Jazz bassist, rhythm and blues arranger John W. Pate, Sr., “Johnny Pate,” was born December 5, 1923 in blue collar Chicago Heights, Illinois. Pate took an interest in the family’s upright piano and learned from the church organist who boarded with them. He attended Lincoln Elementary School, Washington Junior High and graduated from Bloom Township High School in 1942. Drafted into the United States Army, Pate joined the 218th AGF Army Band where he took up the tuba and played the upright bass in the jazz orchestra. In 1946, after his tour of service, Pate moved to New York City where bassist Oscar Pettiford helped him get started.

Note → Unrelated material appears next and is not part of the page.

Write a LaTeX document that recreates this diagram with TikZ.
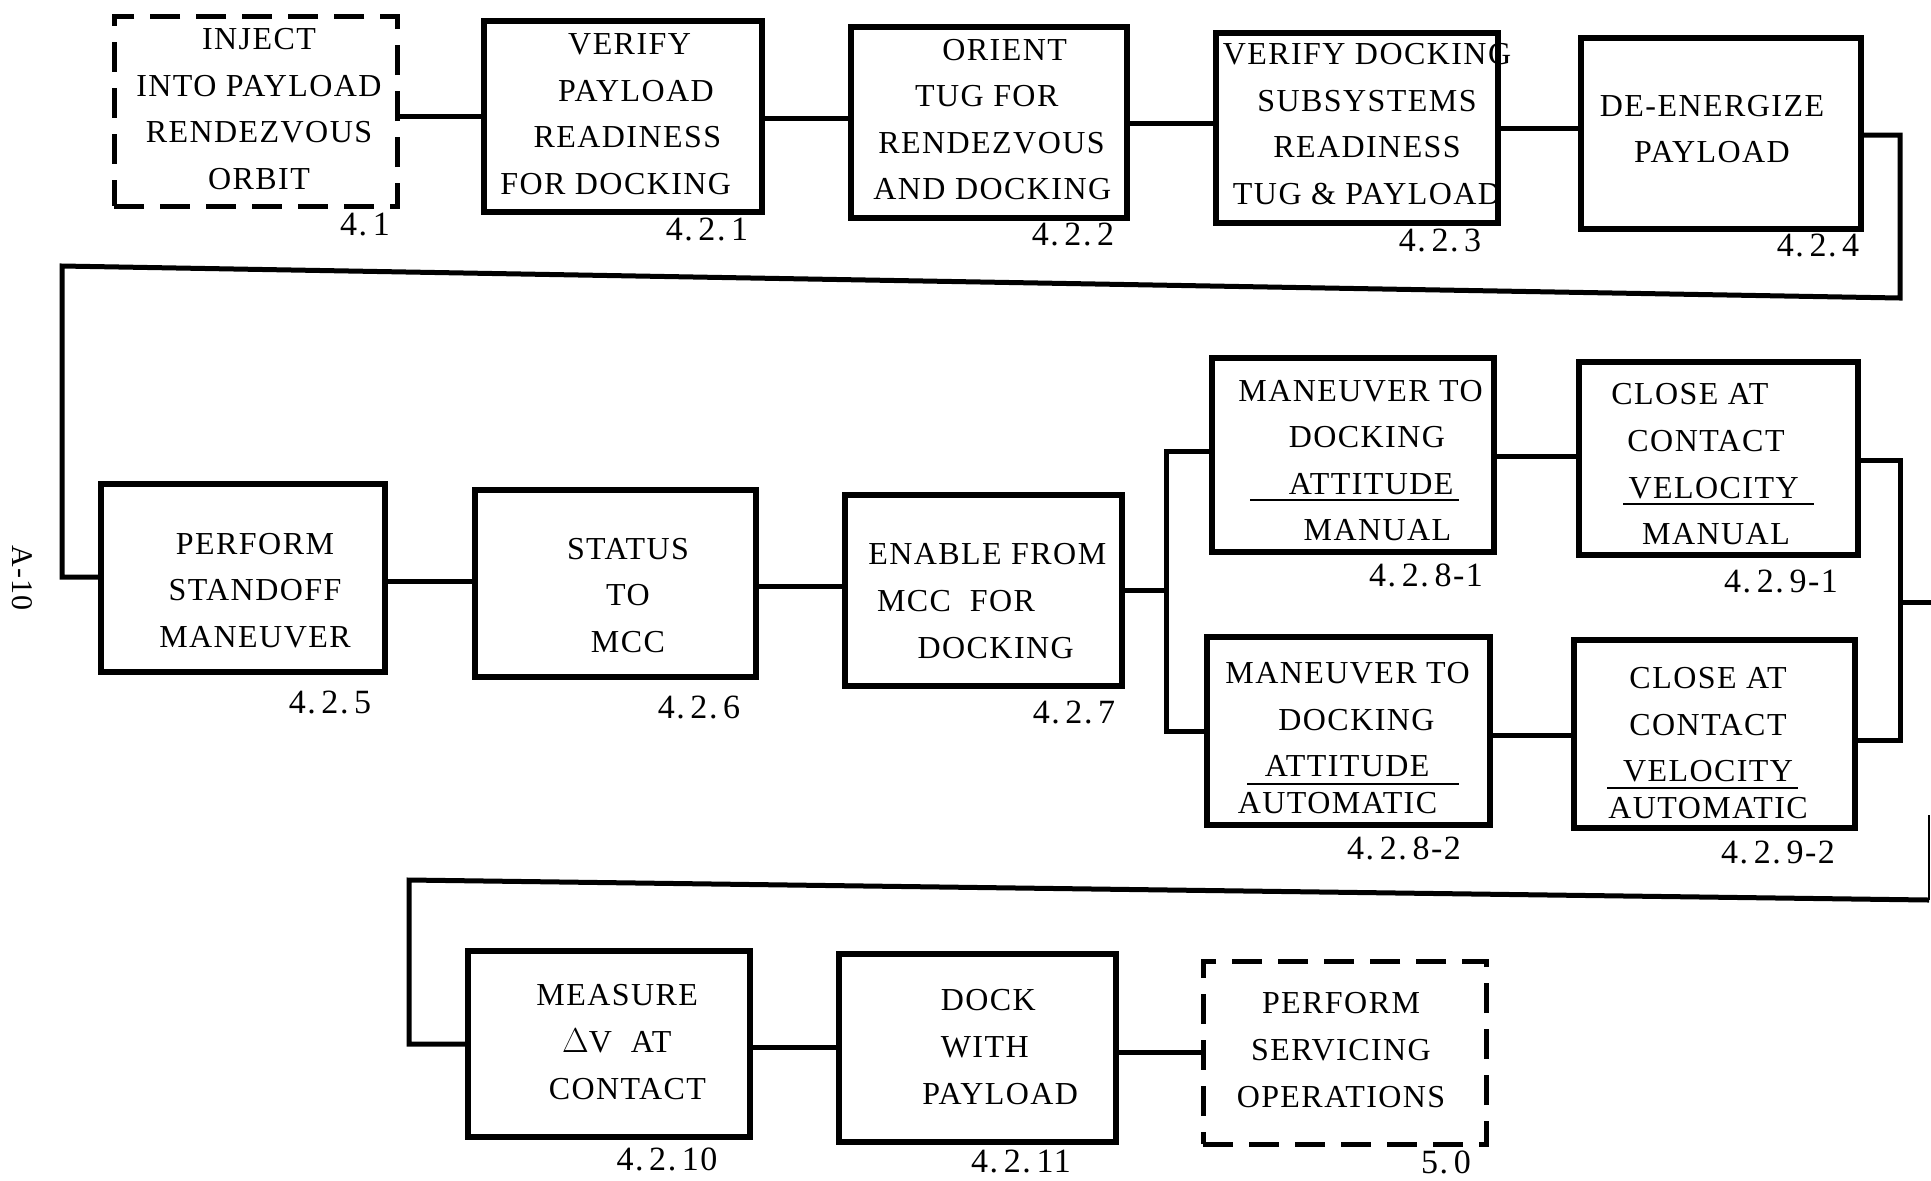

Pate played with the Red Allen - J.C. Higginbotham Combo and jazz violinists Stuff Smith and Eddie South. Returning to Chicago, he arranged musical numbers at the Regal Theatre with Red Saunders. Pate studied at the Midwest Conservatory of Music from1950 to 1953 and continued to perform in the 50s with Dorothy Donegan, Sarah Vaughan, Joe Williams, Count Basie and Ahmad Jamal. Forming the Johnny Pate Trio and Combo in 1957, he was also “house bassist” for Chicago’s Blue Note. Johnny Pate’s bass solo on “Satin Doll” is featured on the album Duke Ellington Live At The Blue Note (1959). Pate continued to perform, and appeared on albums featuring James Moody, Phil Woods, Shirley Horn, Wes Montgomery, Stan Getz, Kenny Burrell, Jimmy Smith and Monty Alexander as producer and arranger.
Contacted by Carl Davis of Chicago’s Okeh Records, Pate arranged a Curtis Mayfield song, “Monkey Time,” which was a big hit for Major Lance in 1963. Pate’s collaboration with Curtis Mayfield produced most of the well-known Impressions tracks including “Amen,” “We’re A Winner” and “Keep On Pushin.” He produced B.B. King: Live at the Regal and also arranged for Betty Everett, Gene Chandler and Jerry Butler. In the1970s Pate orchestrated and arranged Shaft In Africa, Brother on the Run, Bucktown, Bustin Loose and others. He continued to arrange in the 1980s for Peabo Bryson and Natalie Cole. Retiring to Las Vegas in the 1990s, Pate was honored in 2003 as the “Unsung Hero of Popular Music”. Pate’s son is well known bassist, Don Pate and his cousin is saxophonist, Johnny Griffin.